The Pilbara Minerals Ltd (ASX: PLS) share price has dropped around 15% over the past month. It's now down 26% since 10 August 2023.
That's quite painful considering the S&P/ASX 200 Index (ASX: XJO) is down 5.8% in the past month and since 10 August 2023 it's down 6.4%.
The ASX lithium share has seen plenty of volatility over the last year, with the business hitting various highs and lows – it has reached $5.50 and also dropped below $3.50. Right now it's sitting around $4.
After such a painful decline in just a couple of months, I'm going to look at whether the Pilbara Minerals share price is attractive.
A volatile opportunity?
It's tricky to make good returns when it comes to resource businesses. We can't say for sure which way commodity prices are going to go, or when. However, I think it's fair to say that no useful resource is going to go to $0 per unit – it's only going to drop so far. We just don't know if it's going to be a 10% fall or 50% fall.
A lot of resource prices go through cycles, whether we're talking about copper, iron, nickel, aluminium or even lithium. There are longer-term factors at play, but I think it's helpful to accept that there are going to be ups and downs.
With that in mind, I see sizeable falls (such as 20% or more) in resource prices and ASX mining shares as potentially opportunistic times to invest.
As recently reported by Bloomberg, lithium prices reached the lowest level in two years because of concerns about how strong demand from China will be. The lithium carbonate price has almost halved since June.
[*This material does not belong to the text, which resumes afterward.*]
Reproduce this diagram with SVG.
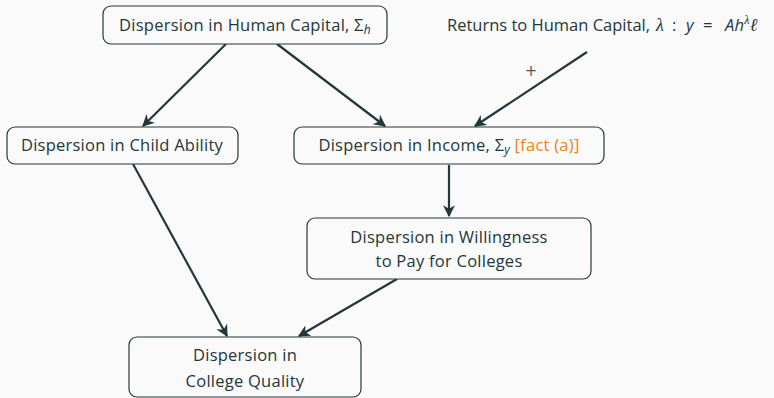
<svg xmlns="http://www.w3.org/2000/svg" width="774" height="398" viewBox="0 0 774 398">
<style>
.bg{fill:#fafafa}
.box{fill:#fafafa;stroke:#23373b;stroke-width:1.2}
.t{font-family:"Open Sans","Noto Sans",sans-serif;font-size:16.5px;letter-spacing:0.25px;fill:#23373b;text-anchor:middle}
.s{text-anchor:start}
.m{font-family:"Liberation Serif",serif;font-style:italic}
.si{font-style:italic}
.o{fill:#eb811b}
.e{stroke:#23373b;stroke-width:2.2;fill:none;marker-end:url(#ah)}
</style>
<defs>
<marker id="ah" viewBox="0 0 10 10" refX="9" refY="5" markerWidth="5.5" markerHeight="5.5" orient="auto" markerUnits="strokeWidth">
<path d="M0,0 L10,5 L0,10 L3,5 Z" fill="#23373b"/>
</marker>
</defs>
<rect class="bg" x="0" y="0" width="774" height="398"/>
<g id="edges">
<line class="e" x1="587" y1="52" x2="475" y2="126"/>
<line class="e" x1="226" y1="44" x2="143" y2="126"/>
<line class="e" x1="277" y1="44" x2="385" y2="126"/>
<line class="e" x1="449" y1="165" x2="449" y2="216"/>
<line class="e" x1="133" y1="164" x2="227" y2="336"/>
<line class="e" x1="397" y1="279" x2="299" y2="336"/>
<text x="531" y="76" style="font-family:'DejaVu Sans',sans-serif;font-size:15px;fill:#555;text-anchor:middle">+</text>
</g>
<g id="n-human">
<rect class="box" x="103" y="6" width="284" height="38" rx="8"/>
<text class="t" x="245" y="31">Dispersion in Human Capital, Σ<tspan class="si" font-size="12" dy="3">h</tspan></text>
</g>
<g id="n-returns">
<text class="t s" x="447" y="31" style="letter-spacing:0">Returns to Human Capital,</text>
<text class="t s" y="31"><tspan class="m" x="656" font-size="18">λ</tspan><tspan x="672">:</tspan><tspan class="si" x="686">y</tspan><tspan x="703">=</tspan><tspan class="si" x="725">Ah</tspan><tspan class="m" font-size="12" dy="-7">λ</tspan><tspan class="m" dy="7" font-size="18">ℓ</tspan></text>
</g>
<g id="n-child">
<rect class="box" x="7" y="127" width="231" height="37" rx="8"/>
<text class="t" x="122" y="151">Dispersion in Child Ability</text>
</g>
<g id="n-income">
<rect class="box" x="294" y="127" width="310" height="37" rx="8"/>
<text class="t" x="449" y="151">Dispersion in Income, Σ<tspan class="si" font-size="12" dy="3">y</tspan><tspan dy="-3" class="o"> [fact (a)]</tspan></text>
</g>
<g id="n-wtp">
<rect class="box" x="307" y="218" width="284" height="61" rx="8"/>
<text class="t" x="449" y="243">Dispersion in Willingness</text>
<text class="t" x="449" y="267">to Pay for Colleges</text>
</g>
<g id="n-quality">
<rect class="box" x="129" y="337" width="232" height="60" rx="8"/>
<text class="t" x="245" y="361">Dispersion in</text>
<text class="t" x="245" y="387">College Quality</text>
</g>
</svg>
As Pilbara Minerals has pointed out, after the ramp-up of the P1000 expansion project, Pilgangoora is expected to be the second-largest producing hard rock lithium mine in the world, with an installed production capacity of around 1,000kt per annum. The ASX lithium share is also working on having a greater position in the lithium value choice, such as the joint venture with POSCO in South Korea for a lithium hydroxide facility. This could help Pilbara Mineral shares.
In the long term, the business is expecting demand to be driven by electric vehicles and batteries. The expected deficit in lithium is expected to be equivalent to between 12 to 20 Pilgangooras by 2040, which is dependent on potential supply coming online.
The relationship between supply and demand can't be ignored. If a substantial gap between supply and demand develops and keeps growing, that could lead to higher and higher lithium prices.
It's making good cash flow, has a large amount of cash on the balance sheet and is paying dividends. Pilbara Minerals is doing well at capitalising on the good lithium prices.
According to Commsec, the current Pilbara Minerals share price is valued at 8 times FY24's estimated earnings.
At this much lower price, I'd say it's a longer-term buy because of the outlook for lithium demand.
Pilbara Minerals shares are not risk-free
Miners do come with mining risks, though this ASX lithium share is operating in the very stable jurisdiction of Australia.
The biggest risk, aside from lithium price uncertainties, in my mind is that there's no guarantee that lithium will be the take-all winner of batteries in the future.
I don't know enough to analyse other battery technologies, but different materials are being looked at, such as vanadium. Hydrogen could also become a major competitor with how much money is being invested to turn it into a major commodity.
The electric vehicle supply chain is designed with lithium in mind, which entrenches its position. It'd take a long time for another resource to get to the same scale of production that lithium currently has. It's something to keep in mind though.